Consistency models map any point on a diffusion trajectory directly to the trajectory origin, enabling single-step generation
A consistency model (Song et al. 2023) learns a function f:(x_t,t)->x_0 that maps any noisy point on the diffusion sampling trajectory back to its clean origin. The self-consistency property requires f(x_t,t) = f(x_{t’},t’) for all t,t’ on the same trajectory (and f is the identity at t=epsilon). This enables single-step generation (sample noise x_T, apply f to get x_0 directly), while an optional multi-step procedure trades compute for quality. Consistency models can be trained by distilling a pretrained diffusion model (Consistency Distillation, CD) or from scratch (Consistency Training, CT); CD is more compute-efficient but needs a pretrained teacher.
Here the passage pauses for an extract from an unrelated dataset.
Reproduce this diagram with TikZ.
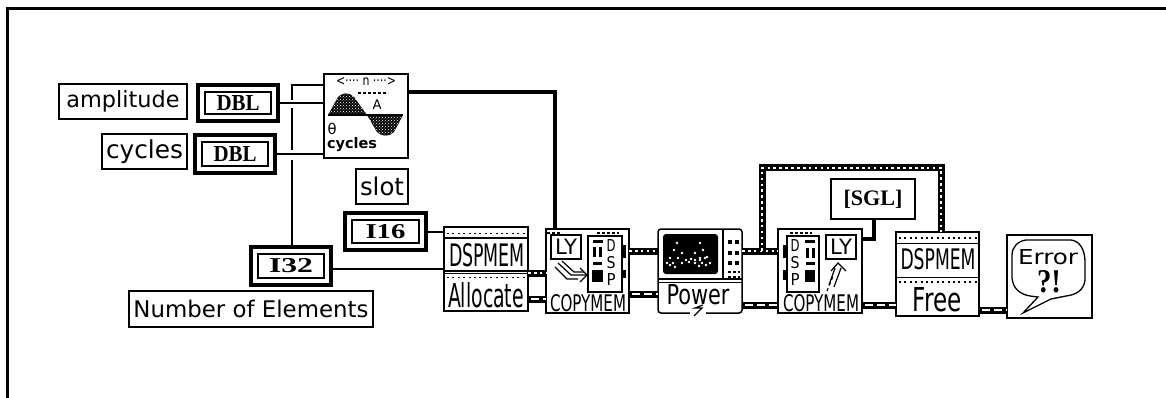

An EMA copy of the weights stabilises training, and the LPIPS perceptual metric works better than L1/L2 as the distance function.
Examples
Single-step generation: x_0 = f_theta(x_T, T). The best reported CD configuration uses LPIPS distance, a Heun ODE solver, and N=18 discretisation steps.
Assessment
Define the self-consistency property and explain why it enables single-step generation. Contrast Consistency Distillation and Consistency Training in terms of data and compute requirements.